--- START AVAILABLE DATA ---
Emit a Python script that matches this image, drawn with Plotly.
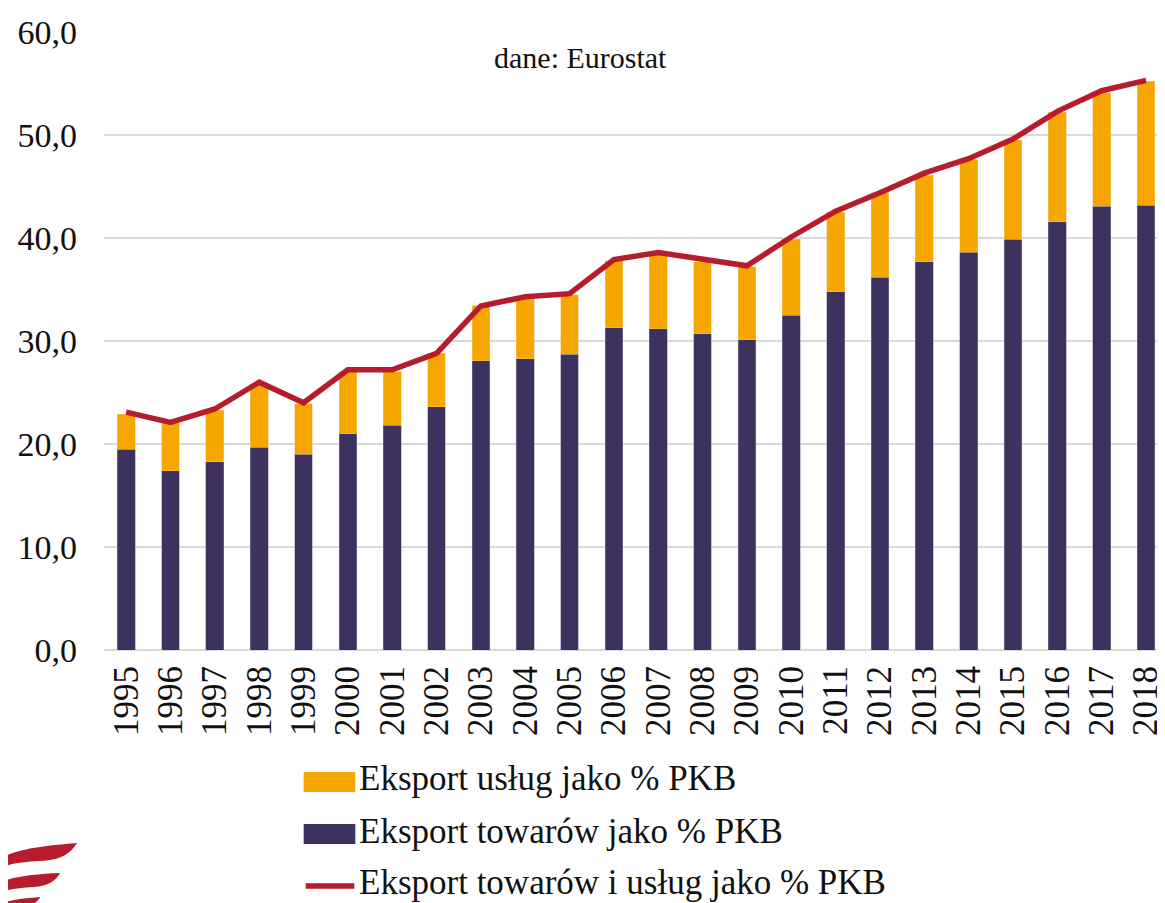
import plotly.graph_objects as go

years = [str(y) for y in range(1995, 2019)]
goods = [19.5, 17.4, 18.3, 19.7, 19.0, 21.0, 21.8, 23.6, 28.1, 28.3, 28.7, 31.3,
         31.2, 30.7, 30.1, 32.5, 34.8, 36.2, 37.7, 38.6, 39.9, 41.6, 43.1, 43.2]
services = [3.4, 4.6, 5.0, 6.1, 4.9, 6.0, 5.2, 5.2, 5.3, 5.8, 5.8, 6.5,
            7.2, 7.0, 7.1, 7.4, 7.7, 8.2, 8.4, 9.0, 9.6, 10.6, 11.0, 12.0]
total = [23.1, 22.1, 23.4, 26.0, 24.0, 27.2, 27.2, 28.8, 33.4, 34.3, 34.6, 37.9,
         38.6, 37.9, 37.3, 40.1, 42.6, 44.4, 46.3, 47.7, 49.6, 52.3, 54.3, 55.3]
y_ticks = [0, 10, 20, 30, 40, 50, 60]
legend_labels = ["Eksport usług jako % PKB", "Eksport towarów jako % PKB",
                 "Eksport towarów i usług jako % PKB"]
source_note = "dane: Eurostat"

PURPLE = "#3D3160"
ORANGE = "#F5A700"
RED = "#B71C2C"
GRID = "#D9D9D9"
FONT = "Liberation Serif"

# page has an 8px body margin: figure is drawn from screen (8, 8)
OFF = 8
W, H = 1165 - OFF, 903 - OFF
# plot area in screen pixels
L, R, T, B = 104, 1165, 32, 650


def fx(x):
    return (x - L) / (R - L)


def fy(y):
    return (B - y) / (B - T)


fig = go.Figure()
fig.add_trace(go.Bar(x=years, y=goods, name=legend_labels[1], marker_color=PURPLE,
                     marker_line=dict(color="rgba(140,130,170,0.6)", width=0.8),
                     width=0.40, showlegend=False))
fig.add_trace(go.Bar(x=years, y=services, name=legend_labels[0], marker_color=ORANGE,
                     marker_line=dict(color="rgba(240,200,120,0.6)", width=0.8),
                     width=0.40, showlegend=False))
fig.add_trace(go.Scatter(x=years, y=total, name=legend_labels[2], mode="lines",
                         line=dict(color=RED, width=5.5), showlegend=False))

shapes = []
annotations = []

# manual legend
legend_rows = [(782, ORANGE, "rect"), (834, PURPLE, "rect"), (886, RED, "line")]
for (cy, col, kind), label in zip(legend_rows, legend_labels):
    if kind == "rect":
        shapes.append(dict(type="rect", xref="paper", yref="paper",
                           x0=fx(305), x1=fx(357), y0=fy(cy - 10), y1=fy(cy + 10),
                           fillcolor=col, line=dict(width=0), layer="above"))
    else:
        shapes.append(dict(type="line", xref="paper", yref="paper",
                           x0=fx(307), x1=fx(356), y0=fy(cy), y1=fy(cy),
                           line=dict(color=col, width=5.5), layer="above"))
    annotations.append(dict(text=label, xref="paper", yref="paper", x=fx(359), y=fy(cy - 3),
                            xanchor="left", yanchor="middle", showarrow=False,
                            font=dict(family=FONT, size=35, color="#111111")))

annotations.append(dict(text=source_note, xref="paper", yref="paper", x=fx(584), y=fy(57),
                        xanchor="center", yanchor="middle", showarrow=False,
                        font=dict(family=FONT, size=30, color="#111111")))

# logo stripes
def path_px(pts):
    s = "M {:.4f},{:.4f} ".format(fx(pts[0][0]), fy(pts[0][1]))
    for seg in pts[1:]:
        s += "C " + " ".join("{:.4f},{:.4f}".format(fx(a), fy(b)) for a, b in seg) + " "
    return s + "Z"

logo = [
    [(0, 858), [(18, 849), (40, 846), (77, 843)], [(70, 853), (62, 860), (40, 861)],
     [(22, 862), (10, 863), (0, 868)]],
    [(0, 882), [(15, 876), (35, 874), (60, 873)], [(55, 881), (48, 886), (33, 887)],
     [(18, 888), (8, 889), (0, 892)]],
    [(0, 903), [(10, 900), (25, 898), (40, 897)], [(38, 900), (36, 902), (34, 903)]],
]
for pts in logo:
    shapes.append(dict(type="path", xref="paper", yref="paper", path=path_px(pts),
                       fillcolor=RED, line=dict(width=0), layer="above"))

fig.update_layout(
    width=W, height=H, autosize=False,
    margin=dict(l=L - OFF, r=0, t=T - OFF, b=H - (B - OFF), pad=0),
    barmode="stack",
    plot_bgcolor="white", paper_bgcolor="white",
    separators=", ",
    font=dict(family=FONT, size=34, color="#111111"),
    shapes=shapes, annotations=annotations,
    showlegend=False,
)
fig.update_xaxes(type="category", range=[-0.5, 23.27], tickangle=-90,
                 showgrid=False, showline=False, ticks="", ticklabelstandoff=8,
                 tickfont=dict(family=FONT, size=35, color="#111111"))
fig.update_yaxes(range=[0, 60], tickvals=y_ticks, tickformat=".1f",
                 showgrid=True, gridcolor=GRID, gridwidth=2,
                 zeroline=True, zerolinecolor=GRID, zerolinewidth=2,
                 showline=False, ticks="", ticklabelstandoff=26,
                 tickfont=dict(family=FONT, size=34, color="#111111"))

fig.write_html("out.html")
--- END AVAILABLE DATA ---
--- START AVAILABLE DATA ---
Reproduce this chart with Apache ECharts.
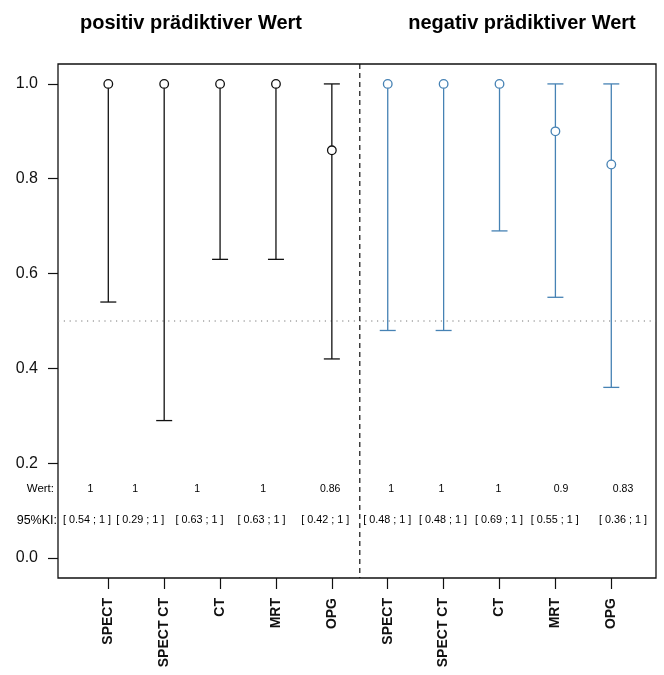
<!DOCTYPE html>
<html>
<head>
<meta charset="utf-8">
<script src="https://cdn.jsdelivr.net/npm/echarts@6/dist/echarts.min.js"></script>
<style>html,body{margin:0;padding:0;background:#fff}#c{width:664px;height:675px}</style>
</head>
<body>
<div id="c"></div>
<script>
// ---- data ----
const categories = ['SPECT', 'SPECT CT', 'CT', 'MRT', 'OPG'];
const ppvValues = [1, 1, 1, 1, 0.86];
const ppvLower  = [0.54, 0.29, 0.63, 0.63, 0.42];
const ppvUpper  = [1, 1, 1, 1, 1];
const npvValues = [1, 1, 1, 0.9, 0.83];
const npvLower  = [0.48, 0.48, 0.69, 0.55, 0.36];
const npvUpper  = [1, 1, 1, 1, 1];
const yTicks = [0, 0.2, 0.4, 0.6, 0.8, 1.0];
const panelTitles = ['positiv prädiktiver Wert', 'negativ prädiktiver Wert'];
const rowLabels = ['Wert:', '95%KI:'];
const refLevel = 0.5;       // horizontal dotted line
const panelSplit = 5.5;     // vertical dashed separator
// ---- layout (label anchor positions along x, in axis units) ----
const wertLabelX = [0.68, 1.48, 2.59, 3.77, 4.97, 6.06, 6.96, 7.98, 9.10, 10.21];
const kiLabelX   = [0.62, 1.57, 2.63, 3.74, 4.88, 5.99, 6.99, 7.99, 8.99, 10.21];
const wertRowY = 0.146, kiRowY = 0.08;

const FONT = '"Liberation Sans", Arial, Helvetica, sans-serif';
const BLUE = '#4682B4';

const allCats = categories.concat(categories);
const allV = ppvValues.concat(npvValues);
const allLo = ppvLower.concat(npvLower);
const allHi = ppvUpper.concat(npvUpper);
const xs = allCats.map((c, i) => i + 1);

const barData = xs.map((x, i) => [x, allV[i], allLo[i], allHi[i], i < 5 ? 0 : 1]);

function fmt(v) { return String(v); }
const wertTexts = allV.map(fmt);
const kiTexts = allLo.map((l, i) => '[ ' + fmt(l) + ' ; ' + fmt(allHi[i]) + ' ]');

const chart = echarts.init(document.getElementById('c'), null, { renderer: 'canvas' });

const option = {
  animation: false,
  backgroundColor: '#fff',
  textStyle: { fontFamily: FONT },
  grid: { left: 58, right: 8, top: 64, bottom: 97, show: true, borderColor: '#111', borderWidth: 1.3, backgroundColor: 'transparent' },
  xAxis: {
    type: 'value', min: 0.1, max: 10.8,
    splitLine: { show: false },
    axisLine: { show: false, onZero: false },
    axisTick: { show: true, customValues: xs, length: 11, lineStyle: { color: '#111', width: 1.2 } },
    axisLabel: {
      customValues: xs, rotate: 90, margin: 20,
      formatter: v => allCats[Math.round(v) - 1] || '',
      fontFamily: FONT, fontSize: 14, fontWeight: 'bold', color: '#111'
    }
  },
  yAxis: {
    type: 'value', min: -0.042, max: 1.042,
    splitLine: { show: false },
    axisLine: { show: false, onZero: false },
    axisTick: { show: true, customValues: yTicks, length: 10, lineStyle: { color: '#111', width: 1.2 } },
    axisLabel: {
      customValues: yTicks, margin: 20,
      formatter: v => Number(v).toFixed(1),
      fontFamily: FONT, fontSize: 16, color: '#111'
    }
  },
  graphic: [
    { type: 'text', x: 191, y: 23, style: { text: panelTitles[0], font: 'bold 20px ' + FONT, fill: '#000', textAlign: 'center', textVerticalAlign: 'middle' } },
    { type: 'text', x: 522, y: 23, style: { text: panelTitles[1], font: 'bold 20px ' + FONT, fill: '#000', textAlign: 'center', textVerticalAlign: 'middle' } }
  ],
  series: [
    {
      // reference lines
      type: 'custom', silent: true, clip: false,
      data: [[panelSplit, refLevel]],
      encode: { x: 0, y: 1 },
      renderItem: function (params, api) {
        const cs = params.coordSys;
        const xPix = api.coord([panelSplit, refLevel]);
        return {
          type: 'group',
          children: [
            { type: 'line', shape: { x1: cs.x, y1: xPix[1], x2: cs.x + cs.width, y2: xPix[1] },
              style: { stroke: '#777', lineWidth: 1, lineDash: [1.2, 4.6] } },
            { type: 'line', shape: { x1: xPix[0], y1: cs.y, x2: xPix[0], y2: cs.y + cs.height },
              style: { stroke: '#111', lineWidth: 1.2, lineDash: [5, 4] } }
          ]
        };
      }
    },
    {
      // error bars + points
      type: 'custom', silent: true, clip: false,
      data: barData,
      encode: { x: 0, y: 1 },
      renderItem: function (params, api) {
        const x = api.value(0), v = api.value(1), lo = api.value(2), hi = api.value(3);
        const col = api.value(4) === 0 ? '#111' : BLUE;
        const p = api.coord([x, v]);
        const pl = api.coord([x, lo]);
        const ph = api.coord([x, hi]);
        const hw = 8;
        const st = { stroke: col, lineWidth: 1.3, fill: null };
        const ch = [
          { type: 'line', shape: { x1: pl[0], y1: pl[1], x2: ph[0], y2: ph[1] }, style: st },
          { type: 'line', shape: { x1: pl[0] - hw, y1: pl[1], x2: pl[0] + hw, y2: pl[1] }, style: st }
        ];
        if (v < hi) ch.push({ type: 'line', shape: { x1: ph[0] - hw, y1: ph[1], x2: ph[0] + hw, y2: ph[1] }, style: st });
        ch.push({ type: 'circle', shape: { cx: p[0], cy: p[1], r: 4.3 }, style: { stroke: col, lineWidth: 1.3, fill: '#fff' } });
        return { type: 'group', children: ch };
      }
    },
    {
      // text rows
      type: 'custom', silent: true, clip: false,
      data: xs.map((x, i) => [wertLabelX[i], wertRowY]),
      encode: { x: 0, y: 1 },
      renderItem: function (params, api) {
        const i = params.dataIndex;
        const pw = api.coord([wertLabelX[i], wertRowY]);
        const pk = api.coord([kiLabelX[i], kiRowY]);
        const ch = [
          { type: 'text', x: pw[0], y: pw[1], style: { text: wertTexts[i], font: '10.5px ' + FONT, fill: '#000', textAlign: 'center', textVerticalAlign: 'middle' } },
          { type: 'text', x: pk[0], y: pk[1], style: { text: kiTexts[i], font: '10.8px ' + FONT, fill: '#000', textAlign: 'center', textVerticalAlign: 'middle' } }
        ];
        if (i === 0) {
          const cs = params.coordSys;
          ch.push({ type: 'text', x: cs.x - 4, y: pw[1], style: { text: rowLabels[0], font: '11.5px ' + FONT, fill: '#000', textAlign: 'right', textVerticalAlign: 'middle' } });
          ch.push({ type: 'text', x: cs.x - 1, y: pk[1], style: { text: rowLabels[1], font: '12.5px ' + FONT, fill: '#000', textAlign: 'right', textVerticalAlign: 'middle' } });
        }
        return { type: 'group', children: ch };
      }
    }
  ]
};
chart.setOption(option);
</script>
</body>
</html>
--- END AVAILABLE DATA ---
Among the records above, locate the line containing "Emit a Python" and the line containing "annotations = []", then transcribe exactly the lines starting at the first and ending at the second, with no pictures.

Emit a Python script that matches this image, drawn with Plotly.
import plotly.graph_objects as go

years = [str(y) for y in range(1995, 2019)]
goods = [19.5, 17.4, 18.3, 19.7, 19.0, 21.0, 21.8, 23.6, 28.1, 28.3, 28.7, 31.3,
         31.2, 30.7, 30.1, 32.5, 34.8, 36.2, 37.7, 38.6, 39.9, 41.6, 43.1, 43.2]
services = [3.4, 4.6, 5.0, 6.1, 4.9, 6.0, 5.2, 5.2, 5.3, 5.8, 5.8, 6.5,
            7.2, 7.0, 7.1, 7.4, 7.7, 8.2, 8.4, 9.0, 9.6, 10.6, 11.0, 12.0]
total = [23.1, 22.1, 23.4, 26.0, 24.0, 27.2, 27.2, 28.8, 33.4, 34.3, 34.6, 37.9,
         38.6, 37.9, 37.3, 40.1, 42.6, 44.4, 46.3, 47.7, 49.6, 52.3, 54.3, 55.3]
y_ticks = [0, 10, 20, 30, 40, 50, 60]
legend_labels = ["Eksport usług jako % PKB", "Eksport towarów jako % PKB",
                 "Eksport towarów i usług jako % PKB"]
source_note = "dane: Eurostat"

PURPLE = "#3D3160"
ORANGE = "#F5A700"
RED = "#B71C2C"
GRID = "#D9D9D9"
FONT = "Liberation Serif"

# page has an 8px body margin: figure is drawn from screen (8, 8)
OFF = 8
W, H = 1165 - OFF, 903 - OFF
# plot area in screen pixels
L, R, T, B = 104, 1165, 32, 650


def fx(x):
    return (x - L) / (R - L)


def fy(y):
    return (B - y) / (B - T)


fig = go.Figure()
fig.add_trace(go.Bar(x=years, y=goods, name=legend_labels[1], marker_color=PURPLE,
                     marker_line=dict(color="rgba(140,130,170,0.6)", width=0.8),
                     width=0.40, showlegend=False))
fig.add_trace(go.Bar(x=years, y=services, name=legend_labels[0], marker_color=ORANGE,
                     marker_line=dict(color="rgba(240,200,120,0.6)", width=0.8),
                     width=0.40, showlegend=False))
fig.add_trace(go.Scatter(x=years, y=total, name=legend_labels[2], mode="lines",
                         line=dict(color=RED, width=5.5), showlegend=False))

shapes = []
annotations = []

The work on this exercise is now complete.